Bush faces a tough fight in Congress. He will have to persuade Republicans that his program does not amount to amnesty (search) for the estimated 8 million to 12 million illegal immigrants, and negotiate with Democrats who want any plan to provide workers a path to legal status.

"I fully understand the politics of immigration reform," Bush said at a news conference. "I mean, I was governor of Texas. Right there on the front lines of border politics."

Bush said creating a program where foreigners who want to work can legally enter the country will take some of the pressure off Border Patrol agents whose jobs have taken on greater importance since the terrorist attacks.

"We want our Border Patrol agents chasing crooks and thieves and drug runners and terrorists, not goodhearted people who are coming here to work," he said.

He also said the program will recognize a reality that foreigners are "doing jobs Americans won't do; take the pressure off of employers so they're not having to rely upon false IDs; cut out the coyotes who are the smugglers of these people."

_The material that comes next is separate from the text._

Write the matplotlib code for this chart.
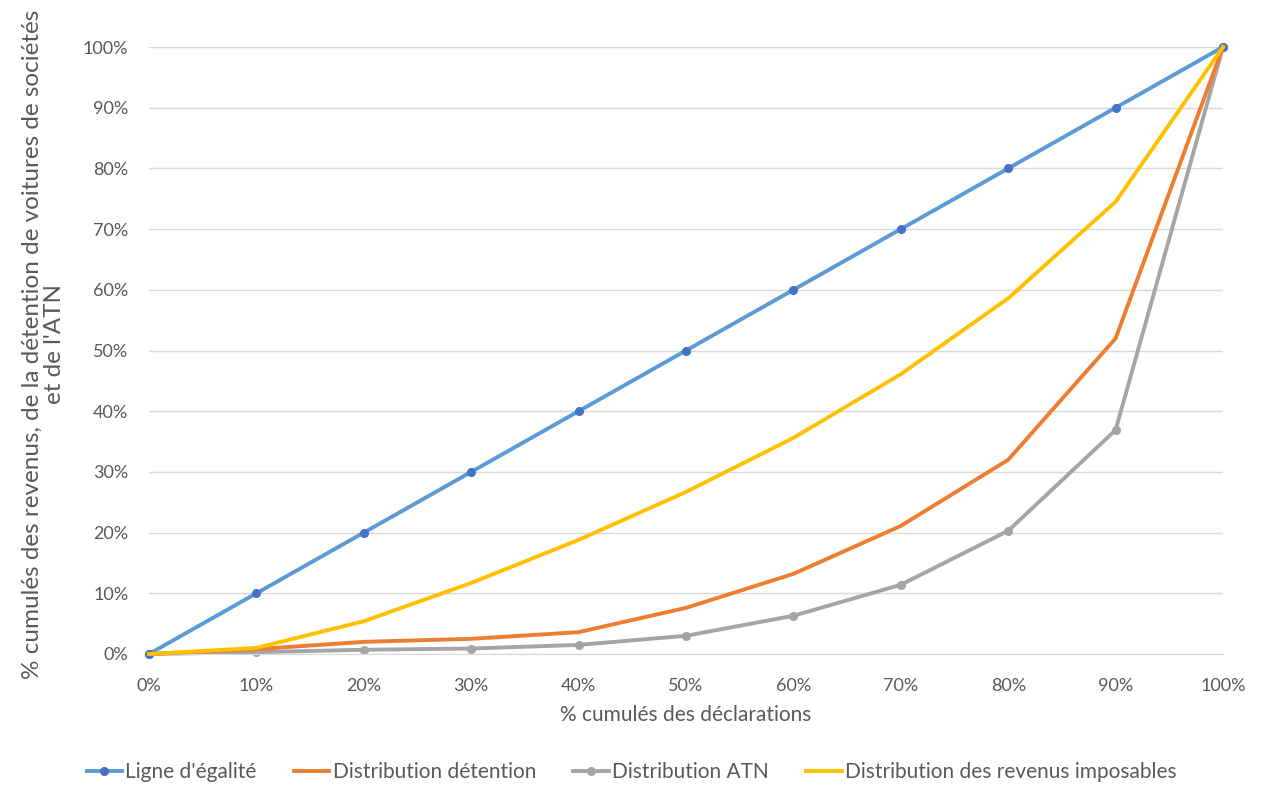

Bush stressed that he does not favor automatic citizenship for immigrant workers.

"If somebody who is here working wants to be a citizen, they can get in line," he said.

Frank Sharry, executive director of the pro-immigrant National Immigration Forum (search), said he was encouraged by Bush's comments.

"The bottom line is you have a conservative Republican president with political capital standing up and saying, 'I want to fix the system,"' Sherry said. "That is unprecedented and that could set the stage for historic reform."

Mark Krikorian, executive director of the Center for Immigration Studies (search), said Bush's view of the issue is provincial.

"It's kind of embarrassing sometimes when the president keeps claiming he has special insight into immigration because he was governor of Texas and he doesn't. The mantra that immigrants do jobs Americans won't do is widely believed, but is economic gibberish," said Krikorian, whose group advocates for less immigration and tougher enforcement.